Antony Cortes constate que même des militants plus légalistes comme France Nature Environnement ont un ton plus rude et s’agacent des passages en force du gouvernement pour imposer des projets d’aménagements divers sans même réellement considérer les oppositions. A ses yeux, c’est un ferment de contestation très fort qui percole dans tous les groupes activistes, y compris ceux qui combattent localement contre un chantier précis.

Quelle sociologie ?

Durant ses investigations, Antony Cortes a constaté que les jeunes générations étaient très représentées. Une représentation en partie expliquée par l’éco-anxiété dont 45% déclarent souffrir selon la revue scientifique The Lancet. Ces jeunes souvent diplômés et insérés socialement, trouvent dans l’engagement militant, un exutoire pour combattre le désordre climatique.
Eddy Fougier ajoute que la tentation de la radicalité se manifeste chez eux à cause de la crispation du gouvernement à l’égard de leurs revendications mais également grâce aux succès médiatiques que les actions violentes enregistrent régulièrement.
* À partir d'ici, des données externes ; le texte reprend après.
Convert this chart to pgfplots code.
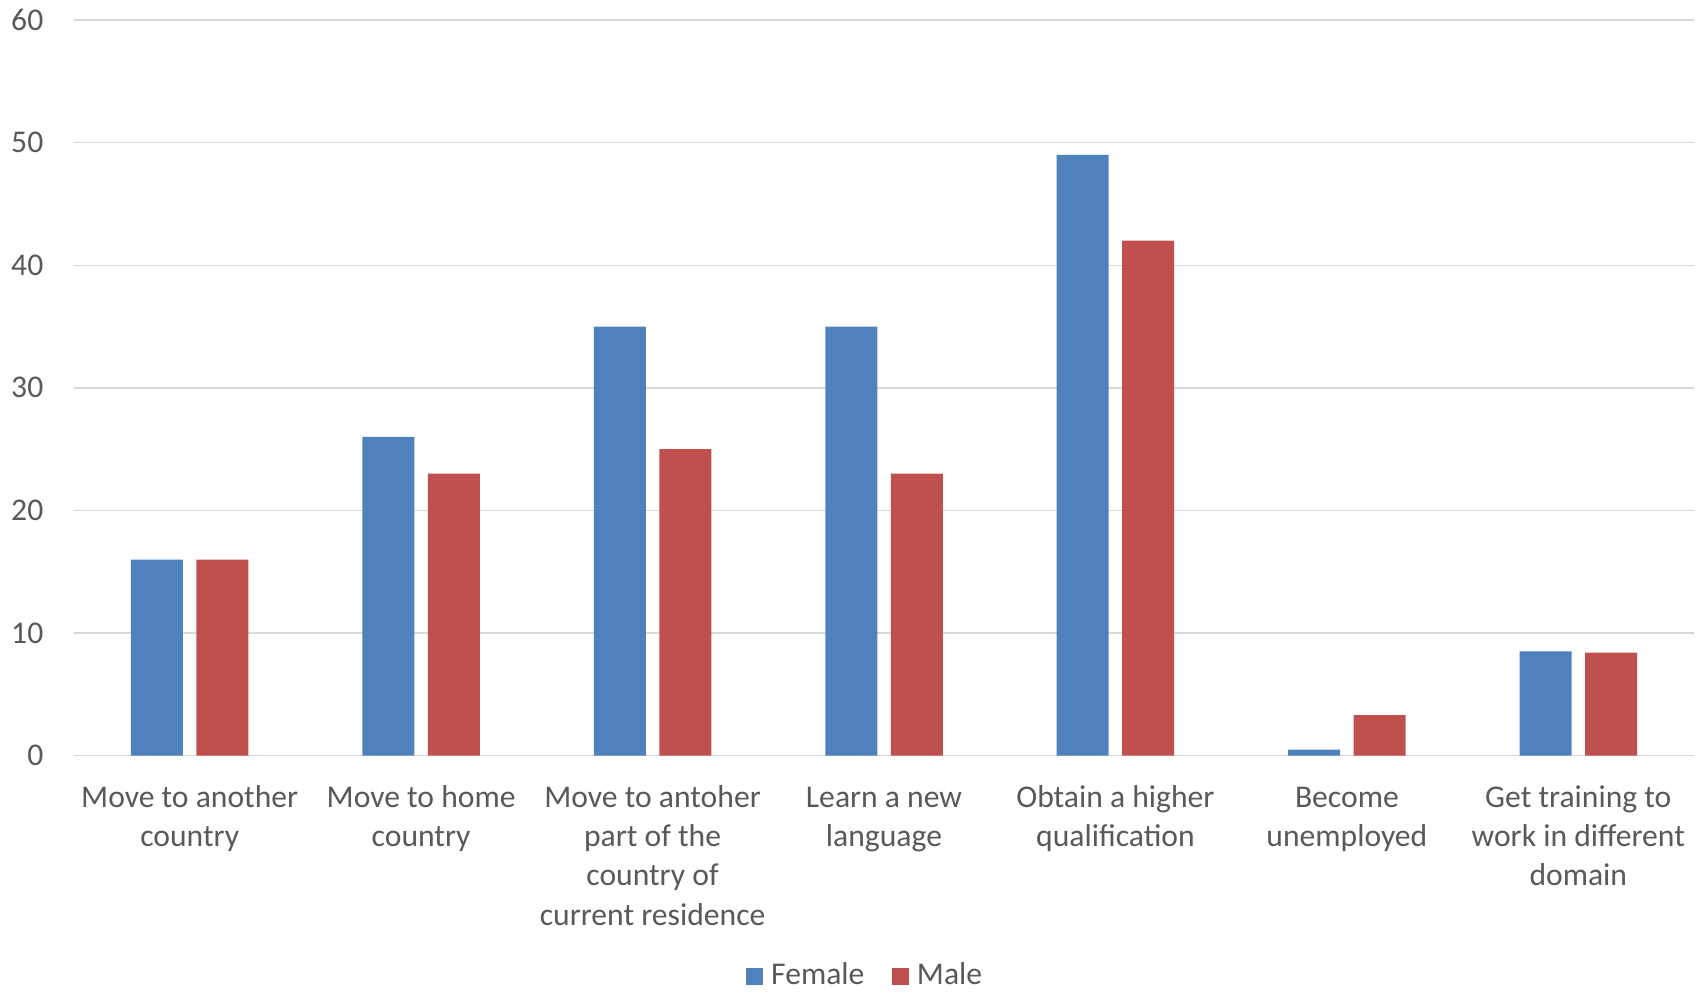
\documentclass[border=0pt]{standalone}
\usepackage{fontspec}
\setmainfont{Carlito}
\usepackage{pgfplots}
\pgfplotsset{compat=1.18}
\definecolor{fem}{HTML}{4F81BD}
\definecolor{mal}{HTML}{C0504D}
\definecolor{txt}{HTML}{595959}
\definecolor{grd}{HTML}{D9D9D9}
\newcommand{\lblfont}{\fontsize{9}{11.2}\selectfont}
\begin{document}
\begin{tikzpicture}
\useasboundingbox (-7.4mm,-23.83mm) rectangle (163mm,75.57mm);
\begin{axis}[
  at={(0,0)}, anchor=south west, scale only axis,
  width=162mm, height=73.57mm,
  xmin=-0.5, xmax=6.5, ymin=0, ymax=60,
  ytick={0,10,...,60},
  xtick={0,...,6},
  xticklabels={{\strut Move to another\\country},{\strut Move to home\\country},{\strut Move to antoher\\part of the\\country of\\current residence},{\strut Learn a new\\language},{\strut Obtain a higher\\qualification},{\strut Become\\unemployed},{\strut Get training to\\work in different\\domain}},
  ybar=1.35mm, bar width=5.2mm,
  axis line style={draw=none},
  major tick length=0pt, tick style={draw=none},
  ymajorgrids, major grid style={grd, line width=0.4pt},
  /pgf/number format/assume math mode=true,
  yticklabel style={anchor=east, inner sep=0pt, xshift=-3.0mm, font=\lblfont, text=txt},
  xticklabel style={align=center, anchor=north, inner sep=0pt, yshift=-2.33mm, font=\lblfont, text=txt},
  legend style={at={(0.489,-0.300)}, anchor=center, draw=none, fill=none, legend columns=2,
    font=\lblfont, text=txt, inner sep=0pt, nodes={inner sep=0.4mm},
    /tikz/every even column/.append style={column sep=2.35mm},
    /tikz/every odd column/.append style={column sep=0.4mm}},
  legend image code/.code={\fill[#1] (0mm,-0.85mm) rectangle (1.7mm,0.85mm);},
]
\addplot[fill=fem, draw=none] coordinates {(0,16) (1,26) (2,35) (3,35) (4,49) (5,0.5) (6,8.5)};
\addplot[fill=mal, draw=none] coordinates {(0,16) (1,23) (2,25) (3,23) (4,42) (5,3.3) (6,8.4)};
\legend{Female,Male}
\end{axis}
\end{tikzpicture}
\end{document}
Le militantisme juridique n’est plus une option viable, ni productive pour eux.

A noter que les Soulèvements de la Terre agrège des groupes assez hétéroclites qui ont avant tout en commun les mêmes combats mais qui proviennent d’horizons différents, certains issus d’engagements locaux, d’autres d’engagements dans les mouvances d’ultra-gauche, voire de l’alter-mondialisme qui a préfiguré cet activisme. Eddy Fougier estime que les Soulèvements sont une sorte de marque qui estampille telle ou telle action et qui permet ainsi de massifier le rapport de force. Pour autant, il n’y pas de hiérarchie identifiée clairement. Le mouvement est d’essence liquide et d’ici deux ou trois ans, pourrait laisser place à autre chose.

Quelles perspectives ?

Les deux intervenants se rejoignent pour dire que le dialogue est désormais considéré comme peu ou pas efficace. Pour ces radicalités qui s’expriment, la violence doit primer pour imprimer dans l’opinion. Un pari toutefois dangereux. Un récent sondage indiquait que 70% des Français rejetaient ce type d’action bien qu’ils partagent les inquiétudes environnementales et alimentaires soulevées.

Antony Cortes note par ailleurs que ces mouvements cherchent avant tout à susciter l’émotion au motif qu’on n’a plus le temps et qu’il faut être jusqu’au-boutiste quitte à perdre en efficacité. Ces groupes ne cherchent pas en effet à être forcément populaires même si paradoxalement, nombreux sont ceux qui se réclament du peuple et du Bien commun. Un exemple ? L’activiste écologiste française Lena Lazare qui n’hésite pas à dire qu’elle cherche avant tout à contraindre plutôt qu’à convaincre ou le philosophe Frédéric Lordon qui incite à être éco-furieux plutôt qu’éco-anxieux.